Quitting the Team


The coach’s shrill whistle blew and a handful of kids ran to the middle of the field, little arms and legs pumping. A few hung back along the sidelines, including my normally active, spirited daughter Madeline. She started slowly inching her way back to the bleachers where I sat with my husband. When the coach started barking directions at the pint-sized players, Madeline turned and ran to us. After some encouragement (and walking her out onto the field) Madeline joined her team reluctantly. I wish I could say after a couple of soccer practices things got better, but they didn’t. In fact, our first foray into organized sports actually got worse.

Even though I’m no quitter, that’s exactly what we did. We quit the team.

Like many three-year-olds, Madeline had lots of energy. When her baby brother arrived, it meant a lot more time at home than she was used to. That’s when my husband and I came up with the idea of enrolling her in a soccer program. I found one nearby and friends gave it a thumbs up. We turned in our paperwork and started shopping. Tiny soccer ball. Check. Shin guards. Check. Soccer socks. Check. We were ready! Madeline eagerly tried on her new gear and ran around the house. This was going to be great! 
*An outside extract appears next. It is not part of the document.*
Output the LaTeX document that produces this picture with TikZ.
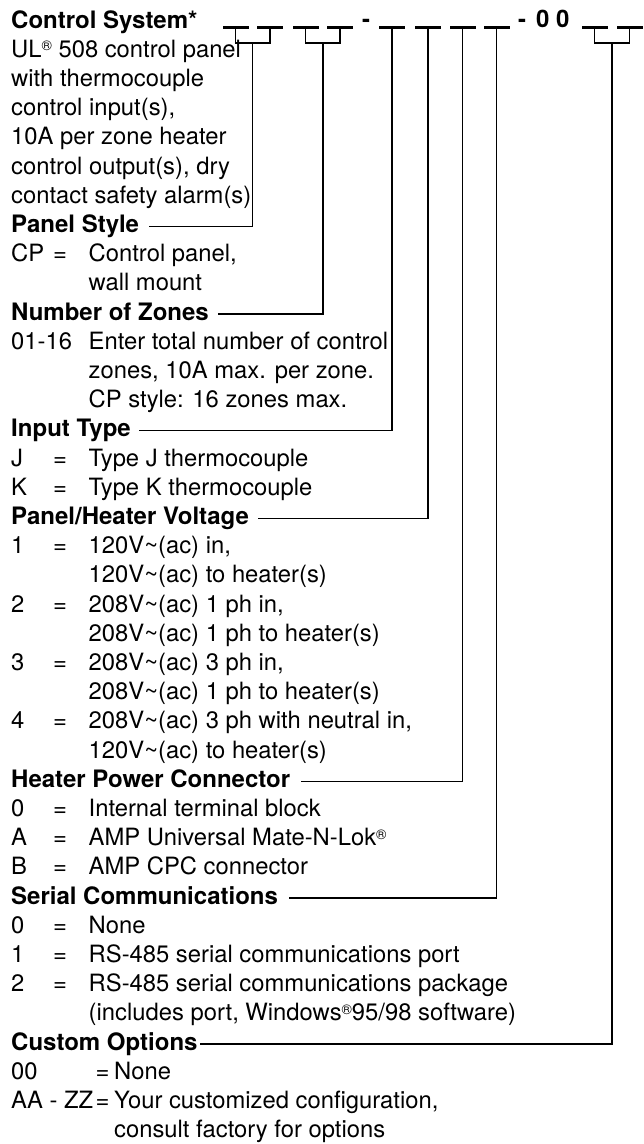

You can imagine our surprise when the first practice did NOT turn out to be great.

There seemed to be a lot of yelling and whistle blowing especially for a group of three-year-olds. We didn’t sign her up to get ready for the World Cup. We wanted her to run off that toddler energy and perhaps start to learn some of the important lessons my husband and I learned from participating in sports. Madeline just wasn’t responding (read: not participating). She wasn’t alone. Of course, a few kids did seem engaged, including the kid who was doing soccer drills with his dad before the practice started. I started to get an uneasy feeling about the whole thing.

My husband and I agreed we should return the next week. First day jitters, right? Madeline loved her Little Gym and Kindermusik classes so we were still optimistic. But this is the part where it got worse. The yelling and whistle blowing from the coach continued. That just seemed to shut Madeline down even more. I ran on the field and joined the practice, hopefully to inspire her to do the same. No such luck. The coach concentrated on the few kids who were taking part in the practice leaving Madeline and the other stragglers to hang back. One assistant did try to coax Madeline, but the coach quickly called the assistant to help with a drill. Let’s just say it was a long hour. When practice wrapped up, I asked the coach if there was a session with younger kids. Maybe Madeline would be with kids more at her level? I got a surprisingly curt response in return. Apparently, all the kids were the same age. Okaaayyy. That uneasy feeling in my stomach started to get worse. As we gathered our things to leave, my husband announced, “We’re not coming back next week.”  I replied “Maybe just one more practice? Three times a charm?” But in my heart I knew it was time to walk away. This just didn’t feel right for Madeline or for us. I smiled at the other family sitting on the bleachers and said goodbye. The bleachers where Madeline and their child spent the whole practice.

Looking back, I still think we made the right decision to quit the team.

I only regret not watching a practice BEFORE we signed on and talking about how the children are coached. This fall we decided Madeline might be ready to try soccer again. She was a year older and we were armed with more information about what to look for in a sports program. I found one that let us try a soccer practice for free. It was like night and day! First, there was no yelling and whistle blowing. In fact, there was no whistle at all! The coach was silly and made all the kids giggle. The “drills” were fun games of make believe with aliens, secret castles and more. Madeline and the other kids were having a blast and learning how to play soccer!

You could have knocked me over with a feather.

My heart swelled when the coach taught the kids a new word that day. Respect. Respect for each other and respect for their coach. This is EXACTLY what we were looking for. We’ve been going to practices for a few weeks now. Madeline and her teammates are all participating, having fun and cheering each other on. She’s got a surprisingly strong kick for a little kid! Madeline has even pronounced herself a “soccer girl!” I have her awesome coach and the perfect soccer program (in our eyes) to thank. It took quitting a team to find a winning experience for our soccer girl.

What have your children’s experiences with organized sports been like?